In 787 communities served by the United States’ largest utilities, 17% of households struggle to afford basic water services, according to a new analysis.

Nearly half the US population lives in the communities covered by the analysis, which appears in the journal PLOS Water. The analysis shows that 28.3 million people in those communities live in households that spend more than one day each month working to pay for water services and sanitation services.

“Safe, reliable water services are essential for everyone to thrive, but a substantial number of Americans may be finding them difficult to afford,” says lead author Lauren Patterson, senior fellow at Duke University’s Nicholas Institute for Energy, Environment, and Sustainability. “When costs rise faster than incomes, it strains the budgets of a wide swath of US households already struggling to make ends meet, as well as utilities trying to adequately serve their customers.”

Utilities in the United States receive limited federal or state investment to cover the costs of infrastructure, treatment, operations, and maintenance. Instead, they largely rely on fees charged to households and businesses that access their services. While costs have steadily risen for utilities over decades, their customer bases have seen a widening gap between higher- and lower-income households.
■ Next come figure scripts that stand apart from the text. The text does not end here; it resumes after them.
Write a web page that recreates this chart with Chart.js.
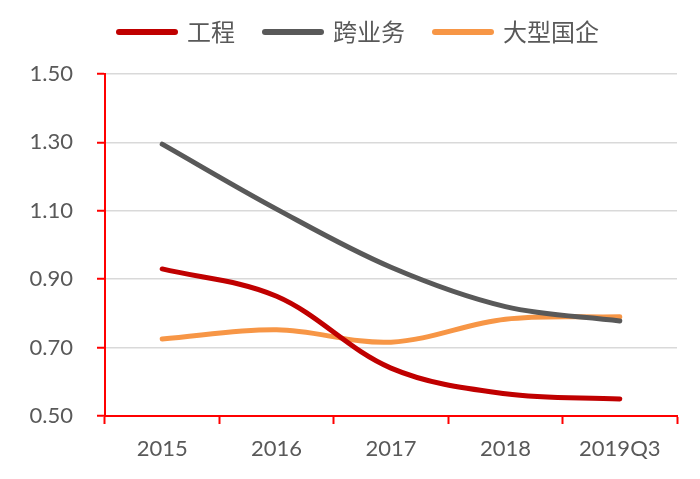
<!DOCTYPE html>
<html>
<head>
<meta charset="utf-8">
<script src="https://cdn.jsdelivr.net/npm/chart.js@4"></script>
<style>
html,body{margin:0;padding:0;background:#fff;}
#wrap{width:700px;height:479px;position:relative;}
</style>
</head>
<body>
<div id="wrap"><canvas id="c"></canvas></div>
<script>
const categories = ['2015', '2016', '2017', '2018', '2019Q3'];
const seriesNames = ['工程', '跨业务', '大型国企'];
const engineering = [0.93, 0.85, 0.64, 0.565, 0.55];
const crossBusiness = [1.295, 1.105, 0.935, 0.82, 0.778];
const largeSOE = [0.725, 0.752, 0.716, 0.783, 0.79];
const yTicks = [0.50, 0.70, 0.90, 1.10, 1.30, 1.50];

const colors = ['#C00000', '#595959', '#F79646'];
const axisRed = '#FF0000';

const legendPlugin = {
  id: 'legendTweak',
  beforeInit(chart) {
    const fit = chart.legend.fit;
    chart.legend.fit = function () {
      fit.bind(chart.legend)();
      this.height = 74;
    };
  },
  afterLayout(chart) {
    const lg = chart.legend;
    lg.top = -10;
    lg.left = 718 - lg.right;
  }
};

function mkDataset(label, data, color) {
  return {
    label, data,
    borderColor: color,
    backgroundColor: color,
    borderWidth: 5,
    borderCapStyle: 'round',
    borderJoinStyle: 'round',
    pointRadius: 0,
    pointHoverRadius: 0,
    tension: 0.35,
    fill: false
  };
}

new Chart(document.getElementById('c'), {
  type: 'line',
  data: {
    labels: categories,
    datasets: [
      mkDataset(seriesNames[0], engineering, colors[0]),
      mkDataset(seriesNames[1], crossBusiness, colors[1]),
      mkDataset(seriesNames[2], largeSOE, colors[2])
    ]
  },
  options: {
    responsive: true,
    maintainAspectRatio: false,
    animation: false,
    layout: { padding: { left: 0, right: 23, top: 0, bottom: 0 } },
    plugins: {
      tooltip: { enabled: false },
      legend: {
        position: 'top',
        labels: {
          usePointStyle: true,
          pointStyle: 'line',
          pointStyleWidth: 56,
          boxWidth: 56,
          padding: 30,
          color: '#595959',
          font: { family: '"Noto Sans CJK SC", sans-serif', size: 24 },
          generateLabels(chart) {
            const items = Chart.defaults.plugins.legend.labels.generateLabels(chart);
            items.forEach(it => {
              const c = chart.data.datasets[it.datasetIndex].borderColor;
              it.strokeStyle = c;
              it.fillStyle = c;
              it.lineWidth = 6;
              it.lineCap = 'round';
              it.pointStyle = 'line';
              it.fontColor = '#595959';
            });
            return items;
          }
        }
      }
    },
    scales: {
      x: {
        offset: true,
        grid: {
          display: true,
          drawOnChartArea: false,
          drawTicks: true,
          tickLength: 8,
          tickColor: axisRed,
          tickWidth: 2,
          offset: true
        },
        border: { display: true, color: axisRed, width: 2 },
        ticks: {
          color: '#595959',
          padding: 12,
          font: { family: 'Lato, "Open Sans", sans-serif', size: 22 }
        },
        afterFit(scale) { scale.height = 63; }
      },
      y: {
        min: 0.5,
        max: 1.5,
        afterBuildTicks(scale) { scale.ticks = yTicks.map(v => ({ value: v })); },
        grid: {
          color: '#D9D9D9',
          lineWidth: 1.5,
          drawTicks: true,
          tickLength: 8,
          tickColor: axisRed,
          tickWidth: 2
        },
        border: { display: true, color: axisRed, width: 2 },
        ticks: {
          color: '#595959',
          padding: 24,
          font: { family: 'Lato, "Open Sans", sans-serif', size: 22 },
          callback: v => Number(v).toFixed(2)
        },
        afterFit(scale) { scale.width = 105; }
      }
    }
  },
  plugins: [legendPlugin]
});
</script>
</body>
</html>
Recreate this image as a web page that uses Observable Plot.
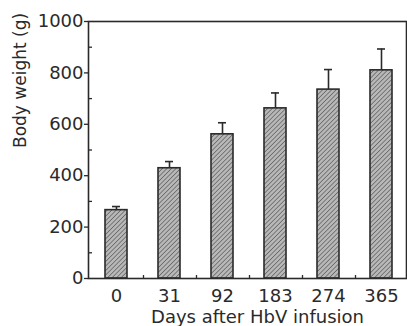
<!DOCTYPE html>
<html><head><meta charset="utf-8">
<script src="https://cdn.jsdelivr.net/npm/d3@7"></script>
<script src="https://cdn.jsdelivr.net/npm/@observablehq/plot@0.6"></script>
<style>body{margin:0;background:#fff} svg{display:block}</style>
</head><body><div id="chart"></div>
<script>
const days = ["0", "31", "92", "183", "274", "365"];
const weight = [266, 429, 561, 662, 735, 810];
const sd = [14, 26, 45, 60, 78, 83];
const yMajor = [0, 200, 400, 600, 800, 1000];
const yMinor = [100, 300, 500, 700, 900];
const xLabel = "Days after HbV infusion";
const yLabel = "Body weight (g)";

const data = days.map((d, i) => ({day: d, w: weight[i], hi: weight[i] + sd[i]}));
const ink = "#2a2a2a";

const chart = Plot.plot({
  width: 407, height: 326,
  marginLeft: 88, marginRight: 1, marginTop: 21, marginBottom: 48,
  style: {fontFamily: "'DejaVu Sans', sans-serif", fontSize: "18px", color: ink, background: "#fff"},
  x: {domain: days, paddingInner: 0.58, paddingOuter: 0.25, align: 0.55, axis: null},
  y: {domain: [0, 1000], axis: null},
  marks: [
    Plot.rectY(data, {x: "day", y: "w", fill: "url(#hatch)", stroke: ink, strokeWidth: 1.6}),
    Plot.ruleX(data, {x: "day", y1: "w", y2: "hi", stroke: ink, strokeWidth: 1.6}),
    Plot.tickY(data, {x: "day", y: "hi", stroke: ink, strokeWidth: 1.6, insetLeft: 7, insetRight: 7}),
    Plot.axisY({ticks: yMajor, tickSize: 4, tickPadding: 1, tickFormat: d => String(d), label: null, stroke: ink, strokeWidth: 1.3}),
    Plot.axisY({ticks: yMinor, tickSize: -4, tickFormat: () => "", label: null, stroke: ink, strokeWidth: 1.3}),
    Plot.axisX({tickSize: 0, tickPadding: 11, label: null}),
    Plot.axisX({ticks: days.slice(0, 5), tickSize: -3, dx: 27, tickFormat: () => "", label: null, stroke: ink, strokeWidth: 1.3}),
    Plot.frame({stroke: ink, strokeWidth: 1.6}),
    Plot.text([xLabel], {text: d => d, frameAnchor: "bottom", dx: 10, dy: 39, lineAnchor: "middle", fill: ink, fontSize: 18}),
    Plot.text([yLabel], {text: d => d, frameAnchor: "left", rotate: -90, dx: -68, dy: -2, lineAnchor: "middle", fill: ink, fontSize: 17})
  ]
});

const ns = "http://www.w3.org/2000/svg";
const defs = document.createElementNS(ns, "defs");
defs.innerHTML = `<pattern id="hatch" patternUnits="userSpaceOnUse" width="3.2" height="3.2" patternTransform="rotate(45)">
  <rect width="3.2" height="3.2" fill="#b8b8b8"></rect>
  <line x1="0" y1="0" x2="0" y2="3.2" stroke="#555" stroke-width="1.3"></line>
</pattern>`;
chart.insertBefore(defs, chart.firstChild);
document.getElementById("chart").appendChild(chart);
</script>
</body></html>
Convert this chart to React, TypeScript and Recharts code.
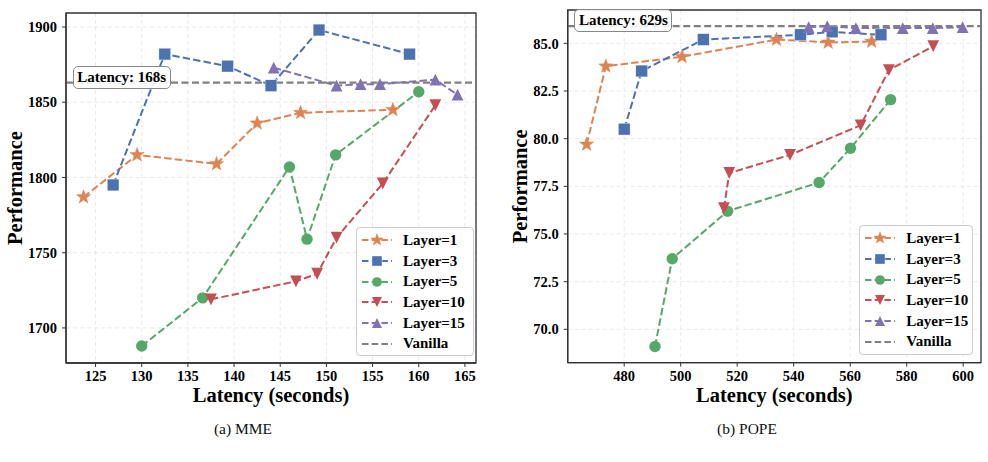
import React from 'react';
import {
  LineChart,
  Line,
  XAxis,
  YAxis,
  CartesianGrid,
  ReferenceLine,
  ReferenceArea,
  Legend,
  Label,
} from 'recharts';

const FONT = '"Liberation Serif", "Times New Roman", serif';

// ---------- data: MME ----------
const mmeL1Lat = [123.7, 129.5, 138.1, 142.5, 147.2, 157.2];
const mmeL1Perf = [1787, 1815, 1809, 1836, 1843, 1845];
const mmeL3Lat = [126.9, 132.5, 139.3, 144.0, 149.2, 159.0];
const mmeL3Perf = [1795, 1882, 1874, 1861, 1898, 1882];
const mmeL5Lat = [130.0, 136.6, 146.0, 147.9, 151.0, 160.0];
const mmeL5Perf = [1688, 1720, 1807, 1759, 1815, 1857];
const mmeL10Lat = [137.5, 146.7, 149.0, 151.1, 156.1, 161.8];
const mmeL10Perf = [1719, 1731, 1736, 1760, 1796, 1848];
const mmeL15Lat = [144.3, 151.1, 153.7, 155.8, 161.8, 164.2];
const mmeL15Perf = [1873, 1861, 1862, 1862, 1865, 1855];
const mmeVanilla = 1863;
const mmeXTicks = [125, 130, 135, 140, 145, 150, 155, 160, 165];
const mmeYTicks = [1700, 1750, 1800, 1850, 1900];

// ---------- data: POPE ----------
const popeL1Lat = [466.7, 473.5, 500.5, 533.9, 552.2, 567.6];
const popeL1Perf = [79.7, 83.8, 84.3, 85.2, 85.05, 85.1];
const popeL3Lat = [480.0, 486.2, 508.0, 542.4, 553.6, 570.9];
const popeL3Perf = [80.5, 83.55, 85.2, 85.45, 85.6, 85.45];
const popeL5Lat = [490.9, 497.0, 516.6, 549.0, 560.1, 574.3];
const popeL5Perf = [69.1, 73.7, 76.2, 77.7, 79.5, 82.05];
const popeL10Lat = [515.3, 517.2, 538.7, 563.7, 573.7, 589.4];
const popeL10Perf = [76.35, 78.2, 79.15, 80.7, 83.6, 84.85];
const popeL15Lat = [545.3, 551.9, 562.0, 578.6, 589.2, 599.8];
const popeL15Perf = [85.85, 85.9, 85.8, 85.8, 85.8, 85.85];
const popeVanilla = 85.9;
const popeXTicks = [480, 500, 520, 540, 560, 580, 600];
const popeYTicks = [70, 72.5, 75, 77.5, 80, 82.5, 85];

const seriesNames = ['Layer=1', 'Layer=3', 'Layer=5', 'Layer=10', 'Layer=15'];
const seriesColors = ['#DD8452', '#4C72B0', '#55A868', '#C44E52', '#8172B3'];
const seriesShapes = ['star', 'square', 'circle', 'tridown', 'triup'];
const vanillaColor = '#808080';

type Pt = { x: number; y: number };
const zip = (xs: number[], ys: number[]): Pt[] => xs.map((x, i) => ({ x, y: ys[i] }));

const mmeSeries = [
  zip(mmeL1Lat, mmeL1Perf),
  zip(mmeL3Lat, mmeL3Perf),
  zip(mmeL5Lat, mmeL5Perf),
  zip(mmeL10Lat, mmeL10Perf),
  zip(mmeL15Lat, mmeL15Perf),
];
const popeSeries = [
  zip(popeL1Lat, popeL1Perf),
  zip(popeL3Lat, popeL3Perf),
  zip(popeL5Lat, popeL5Perf),
  zip(popeL10Lat, popeL10Perf),
  zip(popeL15Lat, popeL15Perf),
];

function starPath(cx: number, cy: number, R: number, r: number) {
  const pts: string[] = [];
  for (let i = 0; i < 10; i++) {
    const rad = i % 2 === 0 ? R : r;
    const a = -Math.PI / 2 + (i * Math.PI) / 5;
    pts.push(`${(cx + rad * Math.cos(a)).toFixed(2)},${(cy + rad * Math.sin(a)).toFixed(2)}`);
  }
  return 'M' + pts.join('L') + 'Z';
}

function Marker({ shape, cx, cy, color, s = 1 }: { shape: string; cx: number; cy: number; color: string; s?: number }) {
  if (cx == null || cy == null || isNaN(cx) || isNaN(cy)) return null;
  if (shape === 'star') return <path d={starPath(cx, cy, 7.4 * s, 3.0 * s)} fill={color} stroke={color} strokeWidth={0.5} />;
  if (shape === 'square') {
    const h = 5.9 * s;
    return <rect x={cx - h} y={cy - h} width={2 * h} height={2 * h} fill={color} stroke="#ffffff" strokeWidth={0.4} />;
  }
  if (shape === 'circle') return <circle cx={cx} cy={cy} r={5.7 * s} fill={color} />;
  if (shape === 'tridown') {
    const h = 5.9 * s;
    return <path d={`M${cx - h},${cy - h}L${cx + h},${cy - h}L${cx},${cy + h}Z`} fill={color} />;
  }
  const h = 5.9 * s;
  return <path d={`M${cx - h},${cy + h}L${cx + h},${cy + h}L${cx},${cy - h}Z`} fill={color} />;
}

function LegendBox() {
  return (
    <div
      style={{
        width: '100%',
        height: '100%',
        boxSizing: 'border-box',
        border: '1px solid #cccccc',
        borderRadius: 4,
        background: 'rgba(255,255,255,0.85)',
        paddingTop: 2,
        fontFamily: FONT,
        fontWeight: 700,
        fontSize: 15,
        color: '#000',
      }}
    >
      {[...seriesNames, 'Vanilla'].map((name, i) => {
        const color = i < 5 ? seriesColors[i] : vanillaColor;
        return (
          <div key={name} style={{ height: 20.7, display: 'flex', alignItems: 'center' }}>
            <svg width={42} height={14} style={{ marginLeft: 4, flex: 'none' }}>
              <line x1={1} y1={7} x2={31} y2={7} stroke={color} strokeWidth={2.2} strokeDasharray="6.5 3.2" />
              {i < 5 && <Marker shape={seriesShapes[i]} cx={16} cy={7} color={color} s={0.85} />}
            </svg>
            <span style={{ marginLeft: 0, lineHeight: 1 }}>{name}</span>
          </div>
        );
      })}
    </div>
  );
}

type PanelProps = {
  left: number;
  width: number;
  margin: { top: number; right: number; bottom: number; left: number };
  xAxisHeight: number;
  xDomain: [number, number];
  yDomain: [number, number];
  xTicks: number[];
  yTicks: number[];
  yFmt: (v: number) => string;
  series: Pt[][];
  vanilla: number;
  vanillaText: string;
  legendPos: { left: number; top: number; width: number; height: number };
  perfX: number;
};

function Panel(p: PanelProps) {
  const plotLeft = p.margin.left + 50;
  const plotRight = p.width - p.margin.right;
  const plotCenter = (plotLeft + plotRight) / 2;
  const plotTop = p.margin.top;
  const plotBottom = 462 - p.margin.bottom - p.xAxisHeight;
  const plotMid = (plotTop + plotBottom) / 2;
  const tickStyle = { fontFamily: FONT, fontWeight: 700, fontSize: 14.5, fill: '#000' };
  return (
    <div style={{ position: 'absolute', left: p.left, top: 0 }}>
      <LineChart width={p.width} height={462} margin={p.margin}>
        <CartesianGrid stroke="#e3e3e3" strokeDasharray="4 3" strokeWidth={0.8} />
        <XAxis
          type="number"
          dataKey="x"
          domain={p.xDomain}
          ticks={p.xTicks}
          allowDataOverflow
          height={p.xAxisHeight}
          tick={tickStyle}
          tickSize={4}
          tickMargin={4}
          axisLine={{ stroke: '#333', strokeWidth: 1.3 }}
          tickLine={{ stroke: '#333' }}
        >
          <Label
            content={() => (
              <text x={plotCenter} y={402} textAnchor="middle" fontFamily={FONT} fontWeight={700} fontSize={20.5} fill="#000">
                Latency (seconds)
              </text>
            )}
          />
        </XAxis>
        <YAxis
          type="number"
          dataKey="y"
          domain={p.yDomain}
          ticks={p.yTicks}
          allowDataOverflow
          width={50}
          tick={tickStyle}
          tickFormatter={p.yFmt}
          tickSize={4}
          tickMargin={5}
          axisLine={{ stroke: '#333', strokeWidth: 1.3 }}
          tickLine={{ stroke: '#333' }}
        >
          <Label
            content={() => (
              <text
                x={p.perfX}
                y={plotMid}
                transform={`rotate(-90, ${p.perfX}, ${plotMid})`}
                textAnchor="middle"
                fontFamily={FONT}
                fontWeight={700}
                fontSize={20.5}
                fill="#000"
              >
                Performance
              </text>
            )}
          />
        </YAxis>
        <ReferenceArea
          x1={p.xDomain[0]}
          x2={p.xDomain[1]}
          y1={p.yDomain[0]}
          y2={p.yDomain[1]}
          fill="none"
          stroke="#333"
          strokeWidth={1.3}
          ifOverflow="visible"
        />
        <ReferenceLine y={p.vanilla} stroke={vanillaColor} strokeWidth={2.3} strokeDasharray="7 3.5" />
        {p.series.map((data, i) => (
          <Line
            key={seriesNames[i]}
            data={data}
            dataKey="y"
            name={seriesNames[i]}
            stroke={seriesColors[i]}
            strokeWidth={2}
            strokeDasharray="7.4 3.2"
            isAnimationActive={false}
            activeDot={false}
            dot={(d: any) => (
              <Marker key={`${seriesNames[i]}-${d.index}`} shape={seriesShapes[i]} cx={d.cx} cy={d.cy} color={seriesColors[i]} />
            )}
          />
        ))}
        <Legend
          layout="vertical"
          align="center"
          verticalAlign="middle"
          wrapperStyle={{ ...p.legendPos, position: 'absolute' }}
          content={() => (
            <div style={{ position: 'relative', width: '100%', height: '100%' }}>
              <LegendBox />
            </div>
          )}
        />
      </LineChart>
      <LatencyBadge x={plotLeft + 6.7} lineY={plotTop + ((p.yDomain[1] - p.vanilla) / (p.yDomain[1] - p.yDomain[0])) * (plotBottom - plotTop)} text={p.vanillaText} />
    </div>
  );
}

function LatencyBadge({ x, lineY, text }: { x: number; lineY: number; text: string }) {
  return (
    <div
      style={{
        position: 'absolute',
        left: x,
        top: lineY - 5.5 - 11.5,
        width: 98,
        height: 23,
        boxSizing: 'border-box',
        border: '1px solid #888',
        borderRadius: 5,
        background: 'rgba(255,255,255,0.88)',
        fontFamily: FONT,
        fontWeight: 700,
        fontSize: 15,
        lineHeight: '21px',
        textAlign: 'center',
        color: '#000',
        whiteSpace: 'nowrap',
      }}
    >
      {text}
    </div>
  );
}

export default function App() {
  return (
    <div style={{ position: 'absolute', left: 0, top: 0, width: 988, height: 462, background: '#fff', overflow: 'hidden' }}>
      <Panel
        left={0}
        width={490}
        margin={{ top: 13, right: 14, bottom: 69, left: 16 }}
        xAxisHeight={30}
        xDomain={[121.8, 166.2]}
        yDomain={[1676.7, 1909.3]}
        xTicks={mmeXTicks}
        yTicks={mmeYTicks}
        yFmt={(v) => String(v)}
        series={mmeSeries}
        vanilla={mmeVanilla}
        vanillaText="Latency: 168s"
        legendPos={{ left: 356, top: 227, width: 118, height: 129 }}
        perfX={22}
      />
      <Panel
        left={500}
        width={488}
        margin={{ top: 10, right: 7, bottom: 69.3, left: 17.7 }}
        xAxisHeight={30}
        xDomain={[460, 606.3]}
        yDomain={[68.25, 86.75]}
        xTicks={popeXTicks}
        yTicks={popeYTicks}
        yFmt={(v) => v.toFixed(1)}
        series={popeSeries}
        vanilla={popeVanilla}
        vanillaText="Latency: 629s"
        legendPos={{ left: 359.3, top: 225, width: 114, height: 130 }}
        perfX={27}
      />
      <div style={{ position: 'absolute', left: 193, top: 421, width: 100, textAlign: 'center', fontFamily: FONT, fontSize: 15.5, color: '#111', lineHeight: '15px' }}>
        (a) MME
      </div>
      <div style={{ position: 'absolute', left: 697, top: 421, width: 100, textAlign: 'center', fontFamily: FONT, fontSize: 15.5, color: '#111', lineHeight: '15px' }}>
        (b) POPE
      </div>
    </div>
  );
}
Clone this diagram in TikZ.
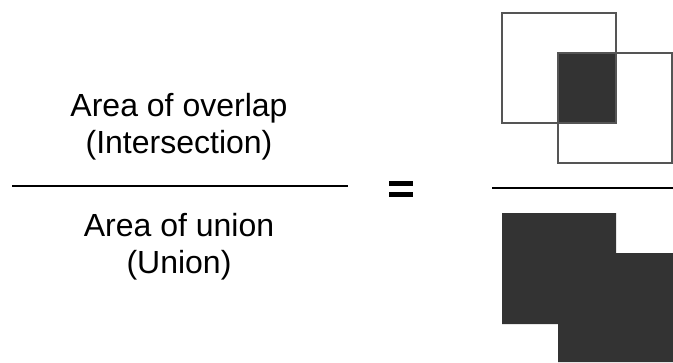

Over nearly two years starting in 2020, the Aspen Institute and the Water Policy Program at Duke’s Nicholas Institute convened a series of discussions with US water leaders to address the economic, environmental, and equity concerns around water affordability. A smaller roundtable group met in late 2021 and early 2022 to develop principles and recommendations to help make water services reasonably accessible for everyone while keeping utilities solvent.

One of the key findings of the roundtable is that “the affordability challenge is inadequately defined and measured.” The Duke research team set out to address that with the PLOS Water study.